Elon Musk, Tesla win dismissal of lawsuit claiming they rigged dogecoin


FILE PHOTO: Elon Musk, Chief Executive Officer of SpaceX and Tesla and owner of X looks on during the Milken Conference 2024 Global Conference Sessions at The Beverly Hilton in Beverly Hills, California, U.S., May 6, 2024. REUTERS/David Swanson/File Photo

NEW YORK (Reuters) -Elon Musk and his electric vehicle company Tesla won the dismissal of a federal lawsuit accusing them of defrauding investors by hyping the cryptocurrency dogecoin and conducting insider trading, causing billions of dollars of losses.

The decision was issued on Thursday night by U.S. District Judge Alvin Hellerstein in Manhattan.

Investors accused the world's richest person of using Twitter posts, a 2021 appearance on NBC's "Saturday Night Live" and other publicity stunts to trade profitably at their expense through several dogecoin wallets that he or Tesla controlled.

They also said Musk deliberately drove up dogecoin's price more than 36,000% over two years and then let it crash, with he and Tesla often timing trades to Musk's public statements and activities concerning dogecoin.

Investors said this included when Musk sold dogecoin in April 2023 after replacing Twitter's blue bird logo with the dogecoin Shiba Inu dog logo, causing dogecoin's price to rise 30%.

Hellerstein, however, said Musk's tweets that dogecoin was the future currency of Earth, and could be used to buy Teslas or literally flown to the moon by his company SpaceX were "aspirational and puffery, not factual and susceptible to being falsified."

The judge said that meant no reasonable investor could rely on the tweets to pursue a securities fraud claim.
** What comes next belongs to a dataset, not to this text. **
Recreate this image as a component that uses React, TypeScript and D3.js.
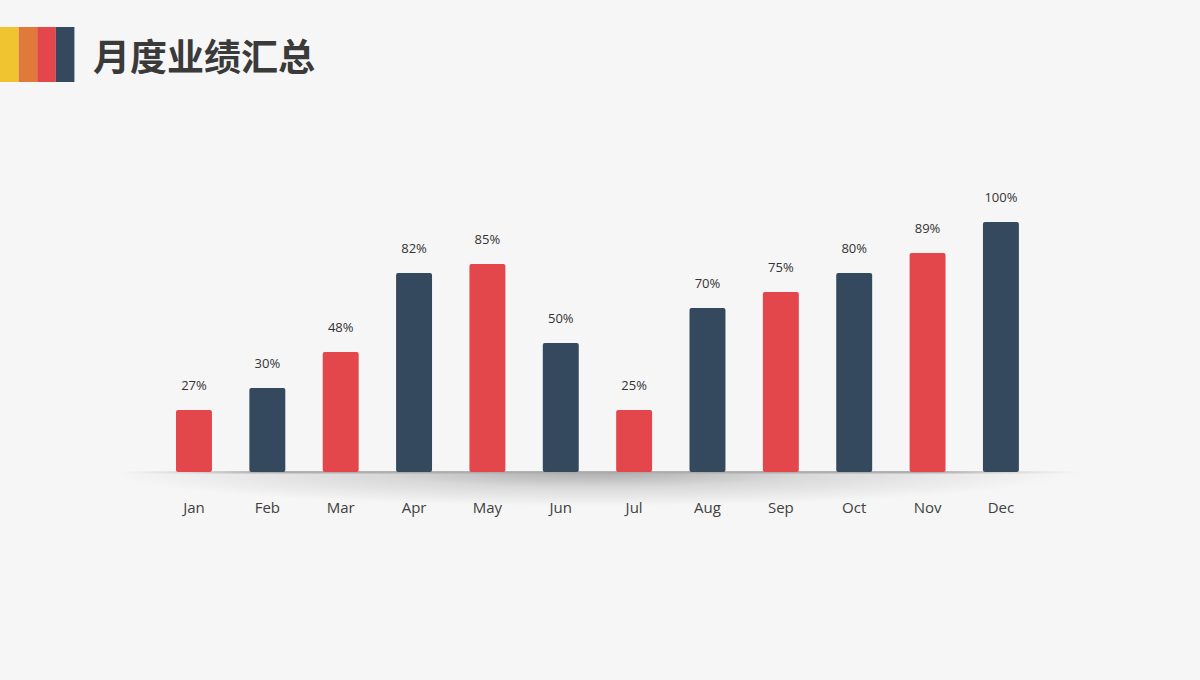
import React from "react";
import * as d3 from "d3";

const months = ["Jan", "Feb", "Mar", "Apr", "May", "Jun", "Jul", "Aug", "Sep", "Oct", "Nov", "Dec"];
// bar heights as drawn (relative, Dec = 100)
const barValues = [24.8, 33.6, 48, 79.6, 83.2, 51.6, 24.8, 65.6, 72, 79.6, 87.6, 100];
// printed labels
const valueLabels = ["27%", "30%", "48%", "82%", "85%", "50%", "25%", "70%", "75%", "80%", "89%", "100%"];
const barColors = ["#E3474C", "#34495E", "#E3474C", "#34495E", "#E3474C", "#34495E", "#E3474C", "#34495E", "#E3474C", "#34495E", "#E3474C", "#34495E"];
const stripeColors = ["#F0C330", "#E07A3A", "#E3474C", "#34495E"];
const title = "月度业绩汇总";

const W = 1200;
const H = 680;

export default function App() {
  const x = d3.scaleBand<string>().domain(months).range([157.3, 1037.6]).paddingInner(0.51).paddingOuter(0.255);
  const y = d3.scaleLinear().domain([0, 100]).range([472, 222]);
  const bw = x.bandwidth();
  return (
    <svg width={W} height={H} style={{ position: "absolute", left: 0, top: 0, background: "#F6F6F6" }}>
      <defs>
        <radialGradient id="shadow" cx="0.5" cy="0.5" r="0.5">
          <stop offset="0" stopColor="#000" stopOpacity="0.3" />
          <stop offset="0.45" stopColor="#000" stopOpacity="0.12" />
          <stop offset="1" stopColor="#000" stopOpacity="0" />
        </radialGradient>
        <linearGradient id="line" x1="0" x2="1" y1="0" y2="0">
          <stop offset="0" stopColor="#ccc" stopOpacity="0" />
          <stop offset="0.15" stopColor="#aaa" stopOpacity="0.9" />
          <stop offset="0.85" stopColor="#aaa" stopOpacity="0.9" />
          <stop offset="1" stopColor="#ccc" stopOpacity="0" />
        </linearGradient>
        <clipPath id="below">
          <rect x={0} y={472} width={W} height={60} />
        </clipPath>
      </defs>
      <rect x={0} y={0} width={W} height={H} fill="#F6F6F6" />
      {stripeColors.map((c, i) => (
        <rect key={c} x={i * 18.6} y={27} width={18.6} height={55} fill={c} />
      ))}
      <text x={93} y={71} fontFamily="'Noto Sans CJK SC', sans-serif" fontWeight={700} fontSize={37} fill="#3A3A3A">
        {title}
      </text>
      <g clipPath="url(#below)">
        <ellipse cx={590} cy={472} rx={480} ry={34} fill="url(#shadow)" />
      </g>
      <rect x={120} y={471} width={960} height={2.5} fill="url(#line)" />
      {months.map((m, i) => {
        const x0 = x(m)!;
        const top = y(barValues[i]);
        return (
          <g key={m}>
            <rect x={x0} y={top} width={bw} height={y(0) - top} rx={2} fill={barColors[i]} />
            <text x={x0 + bw / 2} y={top - 20} textAnchor="middle" fontFamily="'Open Sans', sans-serif" fontSize={13} fill="#333">
              {valueLabels[i]}
            </text>
            <text x={x0 + bw / 2} y={513} textAnchor="middle" fontFamily="'Open Sans', sans-serif" fontSize={15} fill="#404040">
              {m}
            </text>
          </g>
        );
      })}
    </svg>
  );
}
He also said it was "not possible to understand" the investors' market manipulation and insider trading claims.

Hellerstein dismissed the lawsuit with prejudice, meaning it cannot be brought again. Investors originally sought $258 billion and had amended their complaint four times in two years.

Lawyers for the investors did not immediately respond to requests for comment.

Musk's lawyer Alex Spiro said in an emailed statement: "It's a very good day for dogecoin."

In seeking a dismissal, Musk's lawyers said there was nothing wrong his "innocuous and often silly tweets."

They also said there was no proof Musk owned two wallets for conducting suspicious trading, or that he or Tesla ever sold dogecoin.

On "Saturday Night Live," Musk called dogecoin a "hustle" while playing a fictitious financial expert on a segment of "Weekend Update."

Musk bought Twitter in October 2022 and rebranded it X. He is worth $239.3 billion according to Forbes magazine.

The case is Gorog et al v. Musk et al, U.S. District Court, Southern District of New York, No. 22-05037.